WHAT TO DO
Leaving the pictures aside, transcribe every line below exactly.

RECORDED INFORMATION
[Begin]

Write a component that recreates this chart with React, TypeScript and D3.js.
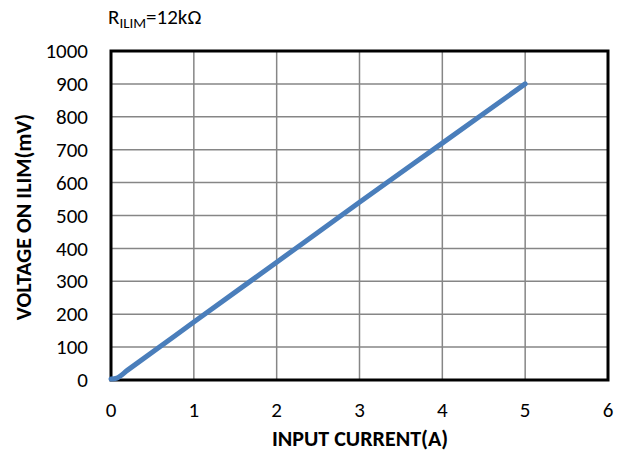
import React from "react";
import * as d3 from "d3";

const currentA = [0, 0.07, 0.2, 1, 2, 3, 4, 5];
const voltageMv = [3, 6, 30, 176, 358, 540, 720, 900];
const xTicks = [0, 1, 2, 3, 4, 5, 6];
const yTicks = [0, 100, 200, 300, 400, 500, 600, 700, 800, 900, 1000];

const W = 624;
const H = 454;
const M = { left: 111, right: 608, top: 51, bottom: 380 };
const FONT = "Carlito, Lato, 'Liberation Sans', sans-serif";

export default function App() {
  const x = d3.scaleLinear().domain([0, 6]).range([M.left, M.right]);
  const y = d3.scaleLinear().domain([0, 1000]).range([M.bottom, M.top]);
  const pts: [number, number][] = currentA.map((c, i) => [c, voltageMv[i]]);
  const line = d3
    .line<[number, number]>()
    .x((d) => x(d[0]))
    .y((d) => y(d[1]))
    .curve(d3.curveMonotoneX);

  return (
    <svg
      width={W}
      height={H}
      style={{ position: "absolute", left: 0, top: 0, background: "#fff" }}
      fontFamily={FONT}
    >
      <rect x={0} y={0} width={W} height={H} fill="#fff" />
      {xTicks.map((t) => (
        <line key={"gx" + t} x1={x(t)} x2={x(t)} y1={M.top} y2={M.bottom} stroke="#868686" strokeWidth={1.5} />
      ))}
      {yTicks.map((t) => (
        <line key={"gy" + t} x1={M.left} x2={M.right} y1={y(t)} y2={y(t)} stroke="#868686" strokeWidth={1.5} />
      ))}
      <rect
        x={M.left}
        y={M.top}
        width={M.right - M.left}
        height={M.bottom - M.top}
        fill="none"
        stroke="#000"
        strokeWidth={3}
      />
      <path d={line(pts) || ""} fill="none" stroke="#4a7ebb" strokeWidth={5} strokeLinecap="round" />
      {yTicks.map((t) => (
        <text key={"ty" + t} x={88} y={y(t)} dy="0.34em" textAnchor="end" fontSize={21} fill="#000">
          {t}
        </text>
      ))}
      {xTicks.map((t) => (
        <text key={"tx" + t} x={x(t)} y={410} dy="0.34em" textAnchor="middle" fontSize={21} fill="#000">
          {t}
        </text>
      ))}
      <text x={360} y={430} dy="0.72em" textAnchor="middle" fontSize={22} fontWeight="bold" fill="#000">
        INPUT CURRENT(A)
      </text>
      <text
        x={0}
        y={0}
        transform={`translate(24,217) rotate(-90)`}
        textAnchor="middle"
        dy="0.34em"
        fontSize={22}
        fontWeight="bold"
        fill="#000"
      >
        VOLTAGE ON ILIM(mV)
      </text>
      <text x={108} y={24} fontSize={21} fill="#000">
        R
        <tspan fontSize={15} dy={4}>ILIM</tspan>
        <tspan dy={-4}>=12kΩ</tspan>
      </text>
    </svg>
  );
}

[End]

EXERCISE ANSWER
Write a component that recreates this chart with React, TypeScript and D3.js.
import React from "react";
import * as d3 from "d3";

const currentA = [0, 0.07, 0.2, 1, 2, 3, 4, 5];
const voltageMv = [3, 6, 30, 176, 358, 540, 720, 900];
const xTicks = [0, 1, 2, 3, 4, 5, 6];
const yTicks = [0, 100, 200, 300, 400, 500, 600, 700, 800, 900, 1000];

const W = 624;
const H = 454;
const M = { left: 111, right: 608, top: 51, bottom: 380 };
const FONT = "Carlito, Lato, 'Liberation Sans', sans-serif";

export default function App() {
  const x = d3.scaleLinear().domain([0, 6]).range([M.left, M.right]);
  const y = d3.scaleLinear().domain([0, 1000]).range([M.bottom, M.top]);
  const pts: [number, number][] = currentA.map((c, i) => [c, voltageMv[i]]);
  const line = d3
    .line<[number, number]>()
    .x((d) => x(d[0]))
    .y((d) => y(d[1]))
    .curve(d3.curveMonotoneX);

  return (
    <svg
      width={W}
      height={H}
      style={{ position: "absolute", left: 0, top: 0, background: "#fff" }}
      fontFamily={FONT}
    >
      <rect x={0} y={0} width={W} height={H} fill="#fff" />
      {xTicks.map((t) => (
        <line key={"gx" + t} x1={x(t)} x2={x(t)} y1={M.top} y2={M.bottom} stroke="#868686" strokeWidth={1.5} />
      ))}
      {yTicks.map((t) => (
        <line key={"gy" + t} x1={M.left} x2={M.right} y1={y(t)} y2={y(t)} stroke="#868686" strokeWidth={1.5} />
      ))}
      <rect
        x={M.left}
        y={M.top}
        width={M.right - M.left}
        height={M.bottom - M.top}
        fill="none"
        stroke="#000"
        strokeWidth={3}
      />
      <path d={line(pts) || ""} fill="none" stroke="#4a7ebb" strokeWidth={5} strokeLinecap="round" />
      {yTicks.map((t) => (
        <text key={"ty" + t} x={88} y={y(t)} dy="0.34em" textAnchor="end" fontSize={21} fill="#000">
          {t}
        </text>
      ))}
      {xTicks.map((t) => (
        <text key={"tx" + t} x={x(t)} y={410} dy="0.34em" textAnchor="middle" fontSize={21} fill="#000">
          {t}
        </text>
      ))}
      <text x={360} y={430} dy="0.72em" textAnchor="middle" fontSize={22} fontWeight="bold" fill="#000">
        INPUT CURRENT(A)
      </text>
      <text
        x={0}
        y={0}
        transform={`translate(24,217) rotate(-90)`}
        textAnchor="middle"
        dy="0.34em"
        fontSize={22}
        fontWeight="bold"
        fill="#000"
      >
        VOLTAGE ON ILIM(mV)
      </text>
      <text x={108} y={24} fontSize={21} fill="#000">
        R
        <tspan fontSize={15} dy={4}>ILIM</tspan>
        <tspan dy={-4}>=12kΩ</tspan>
      </text>
    </svg>
  );
}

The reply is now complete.